Assim, penso que o respeito pelas vítimas passa não só por aludir ao Holocausto, mas também pela forma como tal é feito. A exposição do tema ao grande público carece de processos sérios e sóbrios que tenham em vista verdade histórica, a verdade daqueles que experienciaram aquela realidade. A ficção, a dramatização e qualquer pretensão de benefício particular precisam de ser postos de lado. Ou seja, há que criar mais documentários, crônicas, testemunhos, biografias e outros géneros culturais a partir da investigação histórica bem ponderada. Isto passa por recolher declarações dos sobreviventes, vestígios materiais e construir arquivos, por exemplo.
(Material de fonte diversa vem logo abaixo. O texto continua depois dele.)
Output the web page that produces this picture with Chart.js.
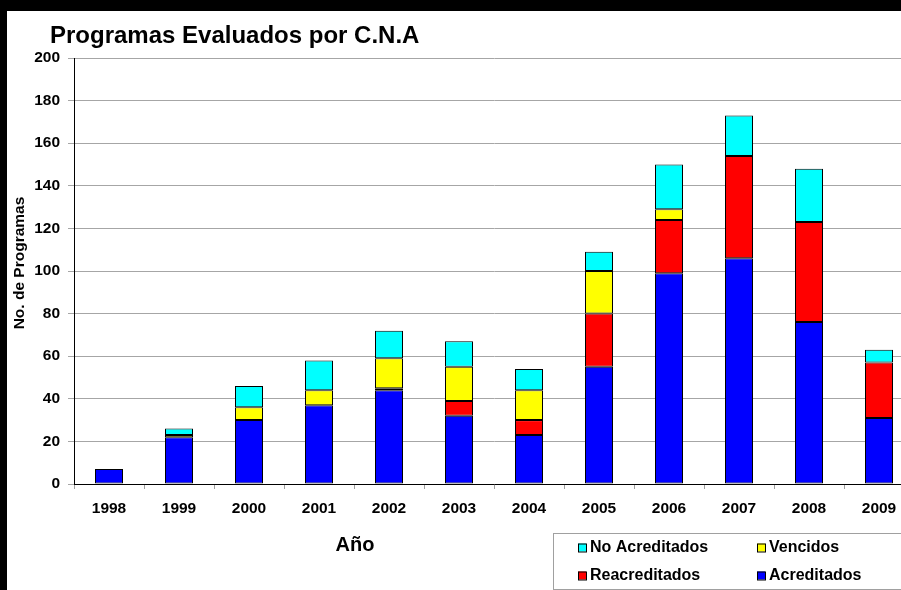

Já em 1945, existia a perceção de que só através da forte divulgação dos factos ao mundo seria possível construir uma consciência comum e individual, apta para se colocar no papel dos afetados e de compreender até onde pode ir a crueldade e frieza humana. Não se esqueçam as palavras do general Dwight D. Eisenhower ao libertar um campo de concentração nazi: Fotografem, façam filmes, reúnam testemunhos. A certa altura da História um idiota vai erguer-se e dizer que isto nunca aconteceu.

Infelizmente, isto não ocorre à escala devida. Ao invés disso, a cultura massificada apaga os contornos horrendos deste acontecimento. Desta forma, Auschwitz e o Holocausto já não são mais atrocidades verídicas, mas sim cenários triviais que se encontram diariamente em livros, filmes ou noutros formatos de entretenimento. Como um coletivo, a humanidade caminha para a dessensibilização relativamente ao genocídio judeu e fica cada vez mais confortável com o mesmo. Então, os campos de concentração e extermínio tornam-se centros turísticos, Auschwitz passa a Disneylândia dos Horrores (Irene Pimentel, 2022) e os seus visitantes acrescentam mais uma fotografia ao seu álbum.

Diante do exposto, penso que é urgente que se faça uma revisão cuidadosa dos limites representação e considerar se liberdade e desrespeito podem coexistir. O Holocausto exige de todos nós uma nova ordem de pensamento, cada vez mais importante na arte e na história, áreas que se veem envolvidas na teia dos interesses do capital. Num mundo sob a ameaça crescente de forças xenófobas e populistas, seria bastante perigoso não lutar pela mudança da perspetiva sobre um dos períodos mais negros da História do Homem.